The evening was going poorly. I had neither of my two sets of car keys, nor the means to connect with either holder of said keys. My ancient phone charger no longer works, so my lack of access to the car also meant a lack of access to the car charger, so my phone was down to its last few minutes of battery power. Technology had defeated me, and not even complicated technology at that.
Cut off from communication and filled with simmering rage, I still had stand-up comedy obligations. Yes, it was a waiting-room-shaped theater with 27-person capacity. Yes, the actual crowd would number between six and ten befuddled tourists, horrified by their surroundings and already regretting their ticket purchases. Their pained, non-laughing faces would tremble, as if to escape the mediocre comedy occurring far too close, their eyes whispering, "We could have seen Jersey Boys". But I am a performer, and a performer must constantly hone his craft.

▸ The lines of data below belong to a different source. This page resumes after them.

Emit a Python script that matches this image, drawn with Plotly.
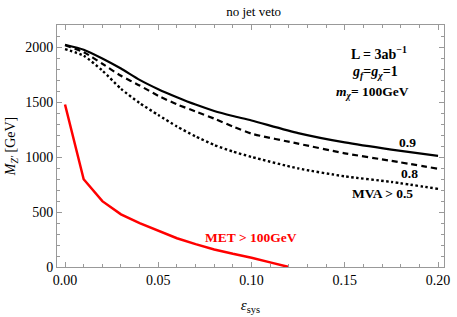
import plotly.graph_objects as go

eps = [0.0, 0.01, 0.02, 0.03, 0.04, 0.05, 0.06, 0.07, 0.08, 0.09, 0.10,
       0.125, 0.15, 0.175, 0.20]
mva09 = [2025, 1980, 1900, 1808, 1705, 1620, 1547, 1480, 1422, 1376, 1335,
         1220, 1135, 1070, 1012]
mva08 = [2020, 1958, 1852, 1742, 1654, 1560, 1482, 1417, 1352, 1280, 1215,
         1124, 1036, 967, 895]
mva05 = [1985, 1925, 1790, 1624, 1494, 1385, 1280, 1190, 1112, 1052, 1003,
         898, 826, 775, 712]

eps_met = [0.0, 0.01, 0.02, 0.03, 0.04, 0.05, 0.06, 0.07, 0.08, 0.09, 0.10, 0.11, 0.12]
met = [1480, 800, 600, 480, 400, 328, 262, 208, 160, 120, 85, 42, 0]

x_ticks = [0.0, 0.05, 0.10, 0.15, 0.20]
x_tick_text = ["0.00", "0.05", "0.10", "0.15", "0.20"]
y_ticks = [0, 500, 1000, 1500, 2000]

FONT = "Liberation Serif"

fig = go.Figure()
fig.add_trace(go.Scatter(x=eps, y=mva09, mode="lines", line=dict(color="black", width=2.2, shape="spline", smoothing=0.6)))
fig.add_trace(go.Scatter(x=eps, y=mva08, mode="lines", line=dict(color="black", width=2.2, dash="6px,4px", shape="spline", smoothing=0.6)))
fig.add_trace(go.Scatter(x=eps, y=mva05, mode="lines", line=dict(color="black", width=2.4, dash="2.5px,2.5px", shape="spline", smoothing=0.6)))
fig.add_trace(go.Scatter(x=eps_met, y=met, mode="lines", line=dict(color="#ff0000", width=2.5)))

annots = [
    dict(x=0.1686, y=1953, text="<b>L = 3ab<sup>−1</sup></b>", color="black", size=14),
    dict(x=0.166, y=1769, text="<b><i>g<sub>f</sub></i>=<i>g<sub>χ</sub></i>=1</b>", color="black", size=14),
    dict(x=0.165, y=1594, text="<b><i>m<sub>χ</sub></i>= 100GeV</b>", color="black", size=13.5),
    dict(x=0.1836, y=1130, text="<b>0.9</b>", color="black", size=13.5),
    dict(x=0.1845, y=852, text="<b>0.8</b>", color="black", size=13.5),
    dict(x=0.170, y=666, text="<b>MVA &gt; 0.5</b>", color="black", size=13.5),
    dict(x=0.0995, y=268, text="<b>MET &gt; 100GeV</b>", color="#ff0000", size=13.5),
]
for a in annots:
    fig.add_annotation(x=a["x"], y=a["y"], text=a["text"], showarrow=False,
                       font=dict(family=FONT, size=a["size"], color=a["color"]),
                       xanchor="center", yanchor="middle")

axis_common = dict(
    showgrid=False, zeroline=False, showline=True, linecolor="#999999", linewidth=1,
    mirror="allticks", ticks="inside", ticklen=5, tickcolor="#999999",
    tickfont=dict(family=FONT, size=14, color="black"),
)
fig.update_xaxes(range=[-0.0043, 0.2032], tickvals=x_ticks, ticktext=x_tick_text,
                 minor=dict(dtick=0.01, ticks="inside", ticklen=3, tickcolor="#999999"),
                 title=dict(text="<i>ε</i><sub>sys</sub>", font=dict(family=FONT, size=15, color="black"), standoff=12),
                 **axis_common)
fig.update_yaxes(range=[0, 2205], tickvals=y_ticks,
                 minor=dict(dtick=100, ticks="inside", ticklen=3, tickcolor="#999999"),
                 title=dict(text="<i>M<sub>Z'</sub></i> [GeV]", font=dict(family=FONT, size=14, color="black"), standoff=6),
                 **axis_common)
fig.update_layout(
    width=457, height=317, showlegend=False,
    margin=dict(l=57, r=7, t=25, b=49),
    plot_bgcolor="white", paper_bgcolor="white",
    title=dict(text="no jet veto", x=0.555, xanchor="center", y=0.965, yanchor="middle",
               font=dict(family=FONT, size=13, color="black")),
)
fig.write_html("out.html", config={"displayModeBar": False},
               post_script="document.body.style.margin='0';document.body.style.padding='0';")
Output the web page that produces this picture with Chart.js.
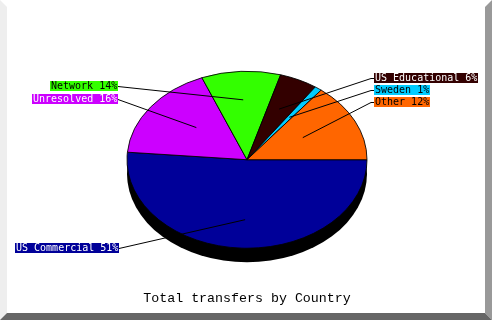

I learned there is something more depressing than performing to a silent audience of six after the frantic host has delivered a monologue about her belief that the Queen of England should become a prostitute, a monologue that uses the word "coochie" between eight and ten times, depending on crowd reaction, then introduced me as "Jeff". Namely, traveling to the Tenderloin to find the tiny theater locked, the show cancelled without explanation.
Arriving back home, my spirit as dead as my cellular phone, I decided I could perhaps salvage the night with a workout. While 24-Hour Fitness is a misnomer on the level of The NeverEnding Story, my local branch is open until midnight. It was uncrowded at 10:45 on a Friday night, residents of my neighborhood apparently not making fitness a priority on weekends. There was only one other person on the Precors as I set to getting my elliptical on. But he was humming.
I made it through "Hey Jude" and one verse of Bob Seger's "Night Moves" before I finally snapped. Red-faced and dripping sweat, I turned and shouted, "Stop that! Right now!"
He looked chagrined, and walked over to the stationary bicycles. In retrospect, I am not sure if he thought I was telling him to stop humming, or to get off the elliptical trainer. Maybe he wasn't even consciously aware of his humming, just my crazed splotchy face, bulging eyeballs, and obvious willingness to throw down. Nevertheless, no more goddamn humming.
Denouement: Late in the evening, I got a set of keys back, then moved the car while charging up the phone. When I pulled into the new space across from my house, the car in front of me contained a couple getting it on in the front seat. I considered shouting, "Stop that! Right now!", but in fairness to the couple losing those awkward teenage blues, public sex is way less offensive than public humming. If the choice is between someone humming "Night Moves" near me, and actually working on their night moves near me, I'm going to choose the latter every time.